• [Stated problem] Give the data below again exactly as it stands. Omit the pictures.
start
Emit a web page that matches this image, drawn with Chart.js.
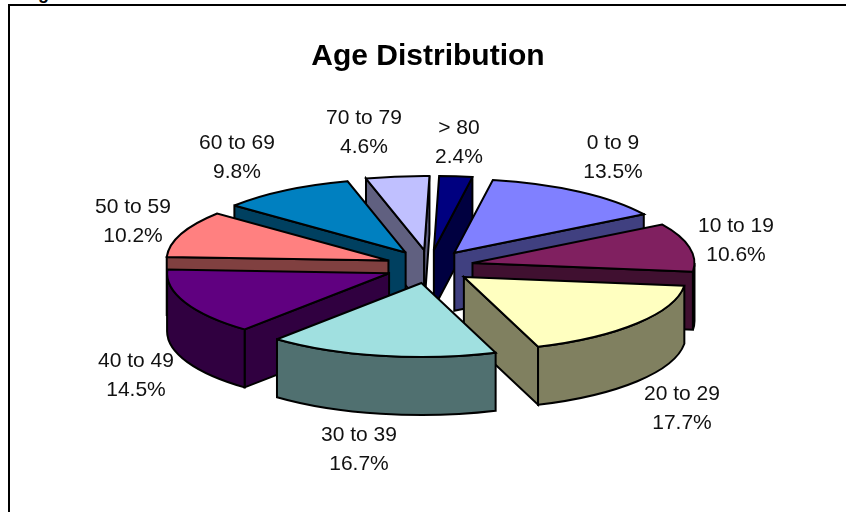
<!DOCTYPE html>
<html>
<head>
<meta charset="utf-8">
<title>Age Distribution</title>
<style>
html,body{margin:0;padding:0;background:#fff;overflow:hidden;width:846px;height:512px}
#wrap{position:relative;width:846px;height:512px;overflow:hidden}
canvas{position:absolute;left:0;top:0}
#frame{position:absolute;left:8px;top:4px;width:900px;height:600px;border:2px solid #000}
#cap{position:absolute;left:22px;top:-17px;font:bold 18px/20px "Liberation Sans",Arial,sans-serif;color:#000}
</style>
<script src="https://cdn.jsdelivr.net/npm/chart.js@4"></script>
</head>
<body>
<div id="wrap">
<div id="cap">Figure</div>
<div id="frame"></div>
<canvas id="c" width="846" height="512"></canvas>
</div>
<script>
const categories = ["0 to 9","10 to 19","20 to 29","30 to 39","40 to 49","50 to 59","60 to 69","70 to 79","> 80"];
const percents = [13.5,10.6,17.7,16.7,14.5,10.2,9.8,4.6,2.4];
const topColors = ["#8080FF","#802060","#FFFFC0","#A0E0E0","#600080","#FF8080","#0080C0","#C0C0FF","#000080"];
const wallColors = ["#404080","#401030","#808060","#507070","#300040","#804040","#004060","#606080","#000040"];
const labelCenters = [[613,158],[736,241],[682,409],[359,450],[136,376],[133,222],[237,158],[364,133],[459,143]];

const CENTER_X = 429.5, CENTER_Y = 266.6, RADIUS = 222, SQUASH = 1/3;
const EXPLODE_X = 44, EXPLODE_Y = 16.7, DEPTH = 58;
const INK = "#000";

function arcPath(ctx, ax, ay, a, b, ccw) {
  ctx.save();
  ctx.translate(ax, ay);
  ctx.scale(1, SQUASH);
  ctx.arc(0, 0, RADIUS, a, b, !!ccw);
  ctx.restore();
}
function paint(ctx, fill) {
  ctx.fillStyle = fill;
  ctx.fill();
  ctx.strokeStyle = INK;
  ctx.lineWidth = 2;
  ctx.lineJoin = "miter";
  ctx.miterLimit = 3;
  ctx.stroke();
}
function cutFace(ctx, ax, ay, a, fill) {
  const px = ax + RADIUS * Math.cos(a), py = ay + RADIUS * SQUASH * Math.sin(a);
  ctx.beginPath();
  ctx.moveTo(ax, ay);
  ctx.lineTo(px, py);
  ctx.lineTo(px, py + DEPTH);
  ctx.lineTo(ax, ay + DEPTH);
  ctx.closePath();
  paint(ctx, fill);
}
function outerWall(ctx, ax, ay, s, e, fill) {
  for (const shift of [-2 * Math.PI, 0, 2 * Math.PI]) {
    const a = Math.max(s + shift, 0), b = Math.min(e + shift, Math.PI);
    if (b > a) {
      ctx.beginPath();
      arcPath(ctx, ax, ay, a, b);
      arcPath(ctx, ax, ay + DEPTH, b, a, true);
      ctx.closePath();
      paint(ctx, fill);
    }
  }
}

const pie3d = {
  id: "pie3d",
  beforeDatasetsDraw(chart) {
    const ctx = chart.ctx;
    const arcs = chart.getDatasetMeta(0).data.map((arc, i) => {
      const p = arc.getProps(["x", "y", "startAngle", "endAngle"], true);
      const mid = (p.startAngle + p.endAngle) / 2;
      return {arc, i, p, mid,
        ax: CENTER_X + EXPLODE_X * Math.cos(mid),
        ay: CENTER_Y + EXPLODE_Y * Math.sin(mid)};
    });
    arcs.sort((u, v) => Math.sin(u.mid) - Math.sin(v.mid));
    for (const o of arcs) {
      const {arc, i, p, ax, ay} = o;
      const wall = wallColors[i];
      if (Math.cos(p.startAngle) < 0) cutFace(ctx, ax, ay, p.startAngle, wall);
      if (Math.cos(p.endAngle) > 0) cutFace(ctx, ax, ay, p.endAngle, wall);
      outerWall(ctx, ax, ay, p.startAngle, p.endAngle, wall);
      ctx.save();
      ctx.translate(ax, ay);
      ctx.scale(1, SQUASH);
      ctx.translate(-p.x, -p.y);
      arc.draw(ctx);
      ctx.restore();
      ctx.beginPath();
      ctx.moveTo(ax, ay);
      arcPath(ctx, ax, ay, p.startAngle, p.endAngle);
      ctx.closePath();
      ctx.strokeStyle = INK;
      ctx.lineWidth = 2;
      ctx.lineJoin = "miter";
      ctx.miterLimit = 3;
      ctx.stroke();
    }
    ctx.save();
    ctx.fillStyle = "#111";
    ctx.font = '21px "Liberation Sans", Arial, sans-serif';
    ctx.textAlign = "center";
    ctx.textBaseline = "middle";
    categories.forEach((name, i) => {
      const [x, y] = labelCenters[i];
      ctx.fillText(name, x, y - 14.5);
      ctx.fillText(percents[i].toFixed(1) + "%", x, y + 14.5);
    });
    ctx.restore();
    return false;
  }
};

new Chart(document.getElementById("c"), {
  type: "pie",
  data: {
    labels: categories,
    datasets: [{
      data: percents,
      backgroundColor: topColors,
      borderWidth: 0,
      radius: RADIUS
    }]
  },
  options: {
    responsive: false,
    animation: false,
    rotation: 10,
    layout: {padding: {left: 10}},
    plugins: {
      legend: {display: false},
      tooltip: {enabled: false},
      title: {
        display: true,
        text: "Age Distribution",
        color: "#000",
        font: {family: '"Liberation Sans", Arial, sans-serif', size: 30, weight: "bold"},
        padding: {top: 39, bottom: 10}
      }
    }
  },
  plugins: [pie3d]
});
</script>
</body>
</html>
end
• [Written answer]
Emit a web page that matches this image, drawn with Chart.js.
<!DOCTYPE html>
<html>
<head>
<meta charset="utf-8">
<title>Age Distribution</title>
<style>
html,body{margin:0;padding:0;background:#fff;overflow:hidden;width:846px;height:512px}
#wrap{position:relative;width:846px;height:512px;overflow:hidden}
canvas{position:absolute;left:0;top:0}
#frame{position:absolute;left:8px;top:4px;width:900px;height:600px;border:2px solid #000}
#cap{position:absolute;left:22px;top:-17px;font:bold 18px/20px "Liberation Sans",Arial,sans-serif;color:#000}
</style>
<script src="https://cdn.jsdelivr.net/npm/chart.js@4"></script>
</head>
<body>
<div id="wrap">
<div id="cap">Figure</div>
<div id="frame"></div>
<canvas id="c" width="846" height="512"></canvas>
</div>
<script>
const categories = ["0 to 9","10 to 19","20 to 29","30 to 39","40 to 49","50 to 59","60 to 69","70 to 79","> 80"];
const percents = [13.5,10.6,17.7,16.7,14.5,10.2,9.8,4.6,2.4];
const topColors = ["#8080FF","#802060","#FFFFC0","#A0E0E0","#600080","#FF8080","#0080C0","#C0C0FF","#000080"];
const wallColors = ["#404080","#401030","#808060","#507070","#300040","#804040","#004060","#606080","#000040"];
const labelCenters = [[613,158],[736,241],[682,409],[359,450],[136,376],[133,222],[237,158],[364,133],[459,143]];

const CENTER_X = 429.5, CENTER_Y = 266.6, RADIUS = 222, SQUASH = 1/3;
const EXPLODE_X = 44, EXPLODE_Y = 16.7, DEPTH = 58;
const INK = "#000";

function arcPath(ctx, ax, ay, a, b, ccw) {
  ctx.save();
  ctx.translate(ax, ay);
  ctx.scale(1, SQUASH);
  ctx.arc(0, 0, RADIUS, a, b, !!ccw);
  ctx.restore();
}
function paint(ctx, fill) {
  ctx.fillStyle = fill;
  ctx.fill();
  ctx.strokeStyle = INK;
  ctx.lineWidth = 2;
  ctx.lineJoin = "miter";
  ctx.miterLimit = 3;
  ctx.stroke();
}
function cutFace(ctx, ax, ay, a, fill) {
  const px = ax + RADIUS * Math.cos(a), py = ay + RADIUS * SQUASH * Math.sin(a);
  ctx.beginPath();
  ctx.moveTo(ax, ay);
  ctx.lineTo(px, py);
  ctx.lineTo(px, py + DEPTH);
  ctx.lineTo(ax, ay + DEPTH);
  ctx.closePath();
  paint(ctx, fill);
}
function outerWall(ctx, ax, ay, s, e, fill) {
  for (const shift of [-2 * Math.PI, 0, 2 * Math.PI]) {
    const a = Math.max(s + shift, 0), b = Math.min(e + shift, Math.PI);
    if (b > a) {
      ctx.beginPath();
      arcPath(ctx, ax, ay, a, b);
      arcPath(ctx, ax, ay + DEPTH, b, a, true);
      ctx.closePath();
      paint(ctx, fill);
    }
  }
}

const pie3d = {
  id: "pie3d",
  beforeDatasetsDraw(chart) {
    const ctx = chart.ctx;
    const arcs = chart.getDatasetMeta(0).data.map((arc, i) => {
      const p = arc.getProps(["x", "y", "startAngle", "endAngle"], true);
      const mid = (p.startAngle + p.endAngle) / 2;
      return {arc, i, p, mid,
        ax: CENTER_X + EXPLODE_X * Math.cos(mid),
        ay: CENTER_Y + EXPLODE_Y * Math.sin(mid)};
    });
    arcs.sort((u, v) => Math.sin(u.mid) - Math.sin(v.mid));
    for (const o of arcs) {
      const {arc, i, p, ax, ay} = o;
      const wall = wallColors[i];
      if (Math.cos(p.startAngle) < 0) cutFace(ctx, ax, ay, p.startAngle, wall);
      if (Math.cos(p.endAngle) > 0) cutFace(ctx, ax, ay, p.endAngle, wall);
      outerWall(ctx, ax, ay, p.startAngle, p.endAngle, wall);
      ctx.save();
      ctx.translate(ax, ay);
      ctx.scale(1, SQUASH);
      ctx.translate(-p.x, -p.y);
      arc.draw(ctx);
      ctx.restore();
      ctx.beginPath();
      ctx.moveTo(ax, ay);
      arcPath(ctx, ax, ay, p.startAngle, p.endAngle);
      ctx.closePath();
      ctx.strokeStyle = INK;
      ctx.lineWidth = 2;
      ctx.lineJoin = "miter";
      ctx.miterLimit = 3;
      ctx.stroke();
    }
    ctx.save();
    ctx.fillStyle = "#111";
    ctx.font = '21px "Liberation Sans", Arial, sans-serif';
    ctx.textAlign = "center";
    ctx.textBaseline = "middle";
    categories.forEach((name, i) => {
      const [x, y] = labelCenters[i];
      ctx.fillText(name, x, y - 14.5);
      ctx.fillText(percents[i].toFixed(1) + "%", x, y + 14.5);
    });
    ctx.restore();
    return false;
  }
};

new Chart(document.getElementById("c"), {
  type: "pie",
  data: {
    labels: categories,
    datasets: [{
      data: percents,
      backgroundColor: topColors,
      borderWidth: 0,
      radius: RADIUS
    }]
  },
  options: {
    responsive: false,
    animation: false,
    rotation: 10,
    layout: {padding: {left: 10}},
    plugins: {
      legend: {display: false},
      tooltip: {enabled: false},
      title: {
        display: true,
        text: "Age Distribution",
        color: "#000",
        font: {family: '"Liberation Sans", Arial, sans-serif', size: 30, weight: "bold"},
        padding: {top: 39, bottom: 10}
      }
    }
  },
  plugins: [pie3d]
});
</script>
</body>
</html>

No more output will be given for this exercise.